◆ **The request**
No pictures go into the copy. Write out exactly the lines below from the one containing "Write the matplotlib code for this chart." through the one containing "ax = fig.add_axes([0.0664, 0.160, 0.8135, 0.681])".

◆ **Supplied entries**
[start]
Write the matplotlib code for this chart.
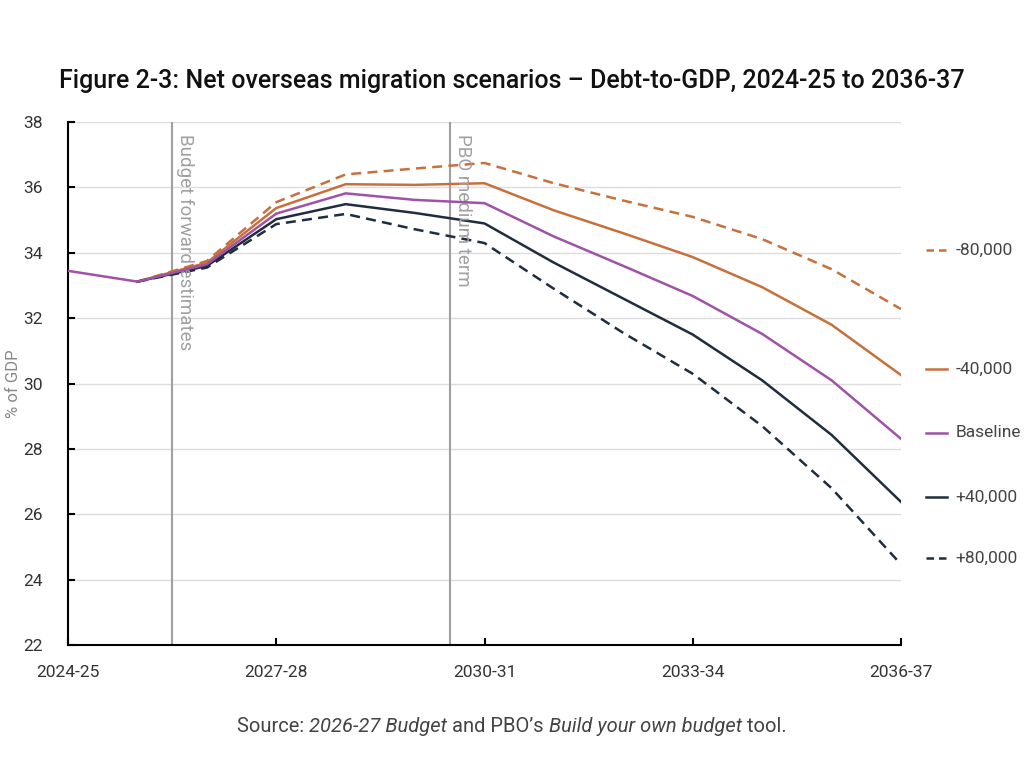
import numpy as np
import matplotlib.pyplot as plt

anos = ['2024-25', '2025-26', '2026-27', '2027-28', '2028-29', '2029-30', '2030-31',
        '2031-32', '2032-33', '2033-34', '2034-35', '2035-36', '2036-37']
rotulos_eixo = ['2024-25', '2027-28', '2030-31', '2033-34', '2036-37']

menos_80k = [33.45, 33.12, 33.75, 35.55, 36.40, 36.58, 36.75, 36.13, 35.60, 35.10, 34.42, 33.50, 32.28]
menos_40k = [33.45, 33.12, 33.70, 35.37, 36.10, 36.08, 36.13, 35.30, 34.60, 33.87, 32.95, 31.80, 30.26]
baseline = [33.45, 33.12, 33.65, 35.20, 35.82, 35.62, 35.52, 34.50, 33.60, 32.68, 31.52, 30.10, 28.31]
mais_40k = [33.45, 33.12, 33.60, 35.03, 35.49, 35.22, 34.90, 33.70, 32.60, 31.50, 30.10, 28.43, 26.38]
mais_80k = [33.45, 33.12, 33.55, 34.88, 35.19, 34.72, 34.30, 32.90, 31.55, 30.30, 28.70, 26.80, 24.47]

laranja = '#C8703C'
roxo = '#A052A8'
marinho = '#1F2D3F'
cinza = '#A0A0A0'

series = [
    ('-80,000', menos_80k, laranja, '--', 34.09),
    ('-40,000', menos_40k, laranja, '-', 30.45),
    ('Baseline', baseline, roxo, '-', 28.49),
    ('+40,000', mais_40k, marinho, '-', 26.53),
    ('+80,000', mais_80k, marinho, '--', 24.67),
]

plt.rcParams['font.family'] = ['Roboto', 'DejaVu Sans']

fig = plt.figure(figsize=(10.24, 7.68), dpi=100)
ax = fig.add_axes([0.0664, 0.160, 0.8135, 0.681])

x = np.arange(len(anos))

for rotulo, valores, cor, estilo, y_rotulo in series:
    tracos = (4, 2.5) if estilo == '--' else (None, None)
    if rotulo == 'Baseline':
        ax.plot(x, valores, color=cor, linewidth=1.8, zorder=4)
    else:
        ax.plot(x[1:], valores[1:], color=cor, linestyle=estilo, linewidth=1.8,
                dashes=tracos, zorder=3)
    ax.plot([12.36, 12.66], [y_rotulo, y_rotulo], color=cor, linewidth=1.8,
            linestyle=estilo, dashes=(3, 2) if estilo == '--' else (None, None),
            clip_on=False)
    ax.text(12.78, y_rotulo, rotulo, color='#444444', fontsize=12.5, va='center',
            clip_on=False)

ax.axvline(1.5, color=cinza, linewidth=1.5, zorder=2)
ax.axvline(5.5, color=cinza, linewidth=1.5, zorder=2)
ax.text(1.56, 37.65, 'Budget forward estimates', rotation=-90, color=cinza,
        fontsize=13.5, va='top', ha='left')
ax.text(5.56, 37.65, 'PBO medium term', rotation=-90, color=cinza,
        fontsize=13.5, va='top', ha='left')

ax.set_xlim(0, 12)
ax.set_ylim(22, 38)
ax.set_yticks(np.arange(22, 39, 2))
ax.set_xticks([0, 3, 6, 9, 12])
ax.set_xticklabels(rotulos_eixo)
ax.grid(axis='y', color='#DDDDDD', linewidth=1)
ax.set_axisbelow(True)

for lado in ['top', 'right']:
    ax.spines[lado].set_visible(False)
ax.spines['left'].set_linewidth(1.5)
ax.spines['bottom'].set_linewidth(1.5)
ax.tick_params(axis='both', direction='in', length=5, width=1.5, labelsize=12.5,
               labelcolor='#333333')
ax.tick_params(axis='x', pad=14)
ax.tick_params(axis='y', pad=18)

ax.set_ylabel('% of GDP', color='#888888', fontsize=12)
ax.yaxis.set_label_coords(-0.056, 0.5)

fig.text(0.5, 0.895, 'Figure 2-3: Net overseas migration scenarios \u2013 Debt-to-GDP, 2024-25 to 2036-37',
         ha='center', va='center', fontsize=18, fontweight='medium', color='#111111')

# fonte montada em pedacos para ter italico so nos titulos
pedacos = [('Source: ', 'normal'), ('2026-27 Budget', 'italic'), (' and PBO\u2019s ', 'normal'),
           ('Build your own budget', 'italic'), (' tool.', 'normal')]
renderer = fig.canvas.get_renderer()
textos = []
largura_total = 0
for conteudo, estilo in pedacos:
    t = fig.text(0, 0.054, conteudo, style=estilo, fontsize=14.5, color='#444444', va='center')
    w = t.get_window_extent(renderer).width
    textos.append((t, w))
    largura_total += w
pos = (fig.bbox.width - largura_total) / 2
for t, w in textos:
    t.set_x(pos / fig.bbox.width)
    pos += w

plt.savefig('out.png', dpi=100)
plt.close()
[end]
[start]
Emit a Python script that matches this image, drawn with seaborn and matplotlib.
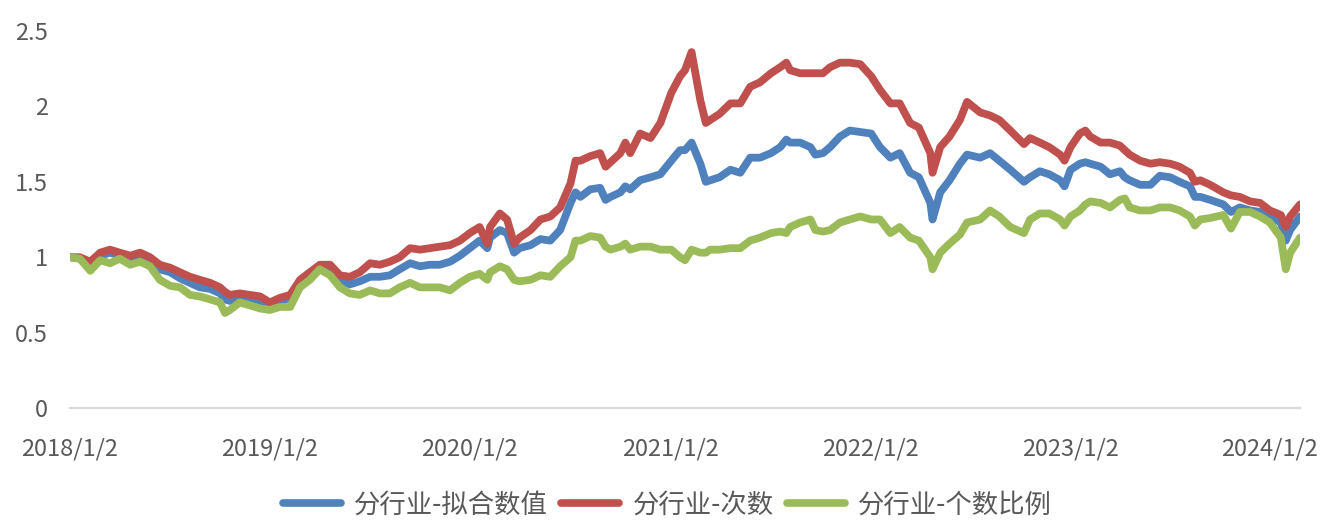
[end]
◆ **Exercise answer**
Write the matplotlib code for this chart.
import numpy as np
import matplotlib.pyplot as plt

anos = ['2024-25', '2025-26', '2026-27', '2027-28', '2028-29', '2029-30', '2030-31',
        '2031-32', '2032-33', '2033-34', '2034-35', '2035-36', '2036-37']
rotulos_eixo = ['2024-25', '2027-28', '2030-31', '2033-34', '2036-37']

menos_80k = [33.45, 33.12, 33.75, 35.55, 36.40, 36.58, 36.75, 36.13, 35.60, 35.10, 34.42, 33.50, 32.28]
menos_40k = [33.45, 33.12, 33.70, 35.37, 36.10, 36.08, 36.13, 35.30, 34.60, 33.87, 32.95, 31.80, 30.26]
baseline = [33.45, 33.12, 33.65, 35.20, 35.82, 35.62, 35.52, 34.50, 33.60, 32.68, 31.52, 30.10, 28.31]
mais_40k = [33.45, 33.12, 33.60, 35.03, 35.49, 35.22, 34.90, 33.70, 32.60, 31.50, 30.10, 28.43, 26.38]
mais_80k = [33.45, 33.12, 33.55, 34.88, 35.19, 34.72, 34.30, 32.90, 31.55, 30.30, 28.70, 26.80, 24.47]

laranja = '#C8703C'
roxo = '#A052A8'
marinho = '#1F2D3F'
cinza = '#A0A0A0'

series = [
    ('-80,000', menos_80k, laranja, '--', 34.09),
    ('-40,000', menos_40k, laranja, '-', 30.45),
    ('Baseline', baseline, roxo, '-', 28.49),
    ('+40,000', mais_40k, marinho, '-', 26.53),
    ('+80,000', mais_80k, marinho, '--', 24.67),
]

plt.rcParams['font.family'] = ['Roboto', 'DejaVu Sans']

fig = plt.figure(figsize=(10.24, 7.68), dpi=100)
ax = fig.add_axes([0.0664, 0.160, 0.8135, 0.681])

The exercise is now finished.